Author: Katie Kacvinsky
Published: May 23rd 2011
Genre: YA Dystopian
Buy: Amazon ~*~ Barnes & Noble
Add to your Goodreads shelf
Caution: May contain spoilers
Maddie lives in a world where everything is done on the computer. Whether it’s to go to school or on a date, people don’t venture out of their home. There’s really no need. For the most part, Maddie’s okay with the solitary, digital life—until she meets Justin. Justin likes being with people. He enjoys the physical closeness of face-to-face interactions. People aren’t meant to be alone, he tells her.
Suddenly, Maddie feels something awakening inside her—a feeling that maybe there is a different, better way to live. But with society and her parents telling her otherwise, Maddie is going to have to learn to stand up for herself if she wants to change the path her life is taking.
In this not-so-brave new world, two young people struggle to carve out their own space.
I started reading this last spring while on vacation and decided to put it down because I wasn’t really getting into the story. The pace just wasn’t fast enough and the story itself wasn’t sucking me in. I wanted to finish it though, so I picked it up recently and I’m actually glad I did. If I would have just kept reading the next couple chapters, I would have wanted to keep reading.
I like the premise of this story a lot, how and why digital school came to be a desired thing--including the drama surrounding making such a huge change. Justin is one of the thinkers, someone that Maddie needed to remind her of how life should be--not locked in a bottle but experiences and felt. Especially how important it is for people to have one on one in person interactions and not all over the computer only. It makes me long for the good old days when you saw people more and communication was through snail mail and land lines.

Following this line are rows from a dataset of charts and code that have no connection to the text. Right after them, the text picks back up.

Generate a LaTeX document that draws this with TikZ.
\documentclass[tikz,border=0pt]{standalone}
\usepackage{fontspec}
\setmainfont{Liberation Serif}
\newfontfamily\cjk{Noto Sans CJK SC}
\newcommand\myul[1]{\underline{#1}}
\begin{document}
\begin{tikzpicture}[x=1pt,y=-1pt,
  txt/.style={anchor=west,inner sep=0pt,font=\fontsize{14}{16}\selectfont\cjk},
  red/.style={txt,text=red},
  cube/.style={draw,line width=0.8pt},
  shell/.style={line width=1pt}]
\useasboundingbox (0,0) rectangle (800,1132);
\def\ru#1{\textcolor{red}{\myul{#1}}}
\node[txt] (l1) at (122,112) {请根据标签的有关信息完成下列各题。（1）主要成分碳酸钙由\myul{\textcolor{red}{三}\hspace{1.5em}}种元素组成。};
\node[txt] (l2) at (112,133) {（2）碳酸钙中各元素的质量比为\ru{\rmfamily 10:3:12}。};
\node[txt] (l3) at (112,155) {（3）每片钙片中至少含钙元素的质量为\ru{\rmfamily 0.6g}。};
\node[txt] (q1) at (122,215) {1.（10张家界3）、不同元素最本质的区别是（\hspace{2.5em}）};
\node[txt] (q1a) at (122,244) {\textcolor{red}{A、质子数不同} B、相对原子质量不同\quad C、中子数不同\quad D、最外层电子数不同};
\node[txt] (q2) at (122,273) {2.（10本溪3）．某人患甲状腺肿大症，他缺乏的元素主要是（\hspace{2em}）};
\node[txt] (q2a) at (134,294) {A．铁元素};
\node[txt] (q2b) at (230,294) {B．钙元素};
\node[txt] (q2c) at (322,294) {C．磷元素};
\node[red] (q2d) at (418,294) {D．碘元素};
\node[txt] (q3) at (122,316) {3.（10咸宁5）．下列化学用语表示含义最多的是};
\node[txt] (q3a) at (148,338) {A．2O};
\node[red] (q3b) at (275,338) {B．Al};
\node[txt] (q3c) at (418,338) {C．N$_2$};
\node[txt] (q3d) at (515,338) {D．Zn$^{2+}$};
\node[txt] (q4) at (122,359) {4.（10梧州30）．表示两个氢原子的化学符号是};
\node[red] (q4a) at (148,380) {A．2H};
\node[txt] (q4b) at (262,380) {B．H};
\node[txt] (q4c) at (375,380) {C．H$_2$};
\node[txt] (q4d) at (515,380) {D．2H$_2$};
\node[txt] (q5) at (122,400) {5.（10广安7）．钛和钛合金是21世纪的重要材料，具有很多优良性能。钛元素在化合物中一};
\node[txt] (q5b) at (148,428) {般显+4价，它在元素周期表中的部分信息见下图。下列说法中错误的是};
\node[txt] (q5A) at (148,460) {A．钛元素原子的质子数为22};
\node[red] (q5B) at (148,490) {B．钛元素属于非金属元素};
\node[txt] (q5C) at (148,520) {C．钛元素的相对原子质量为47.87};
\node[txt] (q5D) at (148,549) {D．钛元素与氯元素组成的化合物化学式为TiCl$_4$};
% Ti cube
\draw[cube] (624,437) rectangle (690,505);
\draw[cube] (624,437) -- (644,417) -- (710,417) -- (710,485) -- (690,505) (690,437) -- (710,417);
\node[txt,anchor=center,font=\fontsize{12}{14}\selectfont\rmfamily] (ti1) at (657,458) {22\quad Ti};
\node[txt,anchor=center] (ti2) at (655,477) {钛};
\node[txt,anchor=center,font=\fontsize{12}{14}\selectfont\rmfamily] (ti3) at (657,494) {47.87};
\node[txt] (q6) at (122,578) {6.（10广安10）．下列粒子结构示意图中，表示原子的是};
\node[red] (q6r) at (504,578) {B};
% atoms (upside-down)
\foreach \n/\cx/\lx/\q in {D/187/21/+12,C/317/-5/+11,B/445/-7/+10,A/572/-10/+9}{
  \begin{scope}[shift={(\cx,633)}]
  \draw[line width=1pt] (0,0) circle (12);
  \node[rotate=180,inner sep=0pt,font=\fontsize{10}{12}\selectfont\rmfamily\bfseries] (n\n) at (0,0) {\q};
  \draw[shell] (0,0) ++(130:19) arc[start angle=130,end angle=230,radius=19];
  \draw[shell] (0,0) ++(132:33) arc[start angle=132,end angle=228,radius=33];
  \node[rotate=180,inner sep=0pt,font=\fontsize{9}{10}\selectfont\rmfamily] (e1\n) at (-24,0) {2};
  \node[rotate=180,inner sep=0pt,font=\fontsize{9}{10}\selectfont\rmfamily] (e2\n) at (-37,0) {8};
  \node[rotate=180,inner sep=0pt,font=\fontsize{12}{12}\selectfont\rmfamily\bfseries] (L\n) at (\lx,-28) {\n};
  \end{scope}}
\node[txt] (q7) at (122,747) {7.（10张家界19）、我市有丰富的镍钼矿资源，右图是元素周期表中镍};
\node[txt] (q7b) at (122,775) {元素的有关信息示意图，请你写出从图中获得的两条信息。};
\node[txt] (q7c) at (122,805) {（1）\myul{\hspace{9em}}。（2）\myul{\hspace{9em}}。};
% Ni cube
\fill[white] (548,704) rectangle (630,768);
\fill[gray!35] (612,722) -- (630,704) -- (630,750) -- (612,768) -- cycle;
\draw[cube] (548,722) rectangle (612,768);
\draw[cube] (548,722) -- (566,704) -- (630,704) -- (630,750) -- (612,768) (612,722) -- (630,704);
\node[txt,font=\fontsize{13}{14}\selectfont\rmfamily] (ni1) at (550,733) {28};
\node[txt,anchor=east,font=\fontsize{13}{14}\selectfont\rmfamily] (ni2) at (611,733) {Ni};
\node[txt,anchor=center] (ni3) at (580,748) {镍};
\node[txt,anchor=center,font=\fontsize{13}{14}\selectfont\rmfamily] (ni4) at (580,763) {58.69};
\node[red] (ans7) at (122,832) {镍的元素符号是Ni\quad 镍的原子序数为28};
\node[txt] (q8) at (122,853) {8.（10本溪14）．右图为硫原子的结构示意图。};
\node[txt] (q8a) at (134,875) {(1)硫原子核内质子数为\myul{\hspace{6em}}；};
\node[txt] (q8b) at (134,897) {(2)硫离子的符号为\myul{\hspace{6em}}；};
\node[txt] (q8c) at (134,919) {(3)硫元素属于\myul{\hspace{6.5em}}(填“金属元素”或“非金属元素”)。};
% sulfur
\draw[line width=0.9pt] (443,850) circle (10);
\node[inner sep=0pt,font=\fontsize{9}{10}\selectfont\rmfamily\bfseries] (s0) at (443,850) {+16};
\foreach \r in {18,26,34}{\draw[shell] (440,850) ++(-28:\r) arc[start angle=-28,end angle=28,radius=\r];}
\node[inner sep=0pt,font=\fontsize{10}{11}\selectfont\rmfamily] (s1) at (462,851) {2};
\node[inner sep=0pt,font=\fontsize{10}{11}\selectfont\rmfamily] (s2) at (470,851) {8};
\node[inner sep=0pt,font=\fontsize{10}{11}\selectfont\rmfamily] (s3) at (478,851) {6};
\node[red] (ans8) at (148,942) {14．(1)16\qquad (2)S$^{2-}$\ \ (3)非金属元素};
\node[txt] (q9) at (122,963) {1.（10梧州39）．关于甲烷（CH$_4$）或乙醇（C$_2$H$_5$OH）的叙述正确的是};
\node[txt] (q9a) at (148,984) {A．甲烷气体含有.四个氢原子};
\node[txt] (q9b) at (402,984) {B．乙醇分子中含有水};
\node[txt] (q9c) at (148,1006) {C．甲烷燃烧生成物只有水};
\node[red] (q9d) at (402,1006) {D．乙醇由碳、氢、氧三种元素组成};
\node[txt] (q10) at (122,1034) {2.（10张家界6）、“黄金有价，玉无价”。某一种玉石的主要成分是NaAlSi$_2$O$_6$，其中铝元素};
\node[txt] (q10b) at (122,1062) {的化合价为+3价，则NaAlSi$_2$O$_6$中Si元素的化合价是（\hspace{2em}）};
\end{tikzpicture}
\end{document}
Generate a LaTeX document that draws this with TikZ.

The build of the relationship between Maddie and Justin was well done. I have to say, the suspense was killing me. It really did. It was one of those things where I kept thinking, “Oh my god, just kiss already! Stop this tango of frustration!” But I was rewarded with a pretty epic kissing scene, so, I’m done complaining here.
Awaken was a bit dull to start but it picks up near the middle. The story itself isn’t bad, but some of the world building was illogical at times. Like how easily certain things could happen when society is supposed to be able to control people more. However, Katie Kacvinsky’s writing is meaningful, the feelings are portrayed in a way that draws you in. I am still very much interested in seeing how the story continues.